In my bicultural family, we welcome the new year twice:  once at the end of the calendar year on December 31 to honor my Filipino roots and once at the end of the Lunar calendar year to honor my husband’s Chinese roots. For me, New Year’s centers around family reunions, devouring beloved dishes like my Lola Sally’s callos (tripe stew) and my mama’s roast beef, dressing up in new outfits and placing coins in my pockets for good luck.
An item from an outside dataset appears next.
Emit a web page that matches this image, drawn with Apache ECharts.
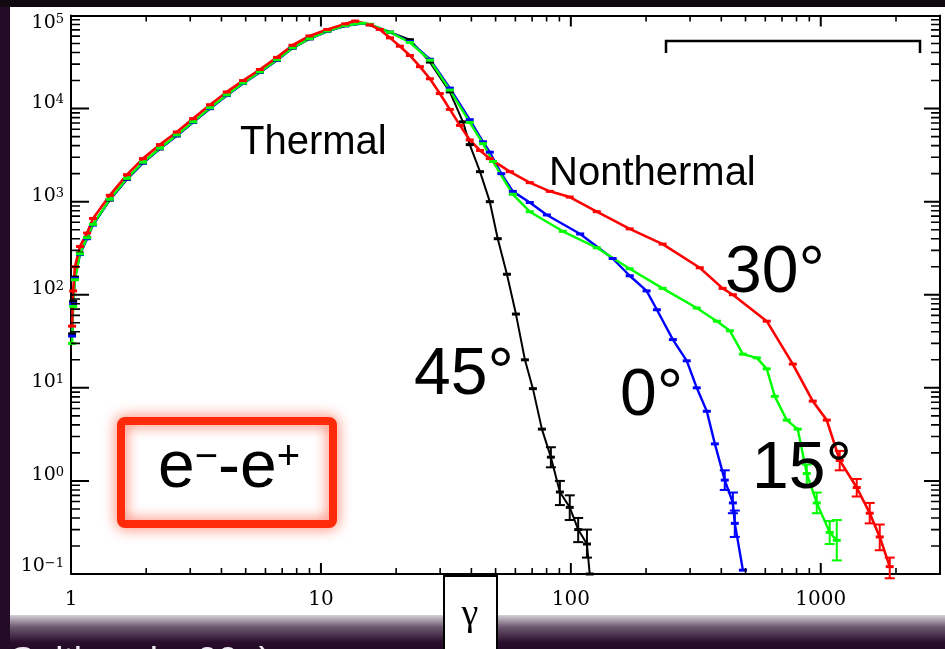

Chinese New Year was not a holiday I was familiar with until after I met my husband. After we started dating, we began to celebrate both new years’ holidays. In many ways, the two holidays are similar, because they both focus on family, eating heirloom dishes, and wearing new clothes. Nevertheless, Chinese New Year has its own unique traditions, like red envelopes, the Chinese New Year’s Eve dinner, and the gifting of sweets to the family. Here is how we incorporate Chinese New Year’s traditions with our toddler daughter Ilse.

Red Envelopes

Red envelopes are filled with money, usually new bills, and given to children and single people. The envelopes symbolize prosperity and happiness; their red color denotes good luck. When Ilse was a baby, our family gave us her red envelopes so she wouldn’t try to eat them. Now that she’s older, she accepts them herself and places them in her purse.

Chinese New Year Eve Meal

The Chinese New Year’s Eve meal is meant to be spent with family because it’s the last meal of the year. This meal can be celebrated at home or at a restaurant, and it’s special because we dress up in new (red) clothes for the occasion, even if we are having the meal at home. Usually, we celebrate with my husband’s family, and dinner always includes soup, fish, vegetables, rice, noodles (a symbol for long life), and sweets. Ilse eats with us at the table on her own chair. We place a little bit of all the dishes in her bowl, cutting them into bite-size pieces, so she can try them.

Giving Sweets to Family

The last aspect of this special holiday is the gifting of sweets to family. Prior to the Chinese New Year Eve’s meal, we shop for sweet treats to give to our families on Chinese New Year’s Day. Giving sweets is symbolic of wishing someone a “sweet life” for the new year. Our favorite place to shop for treats is a tiny shop in our Japantown neighborhood. This year, we will let Ilse help us select the treats to give.

Having two new year celebrations are just a few of our family’s traditions. We honor both with all the cultural rituals that are essential to each holiday. We read about these rituals in books like My First Tagalog Book of Words and Bringing in the New Year.  We also encourage Ilse to participate in the festivities, like helping us select sweets to give or pick out a new dress to wear for the occasion. Just as we wish you “Happy New Year” on December 31, we wish you “Gong Hey Fat Choy” this Chinese New Year!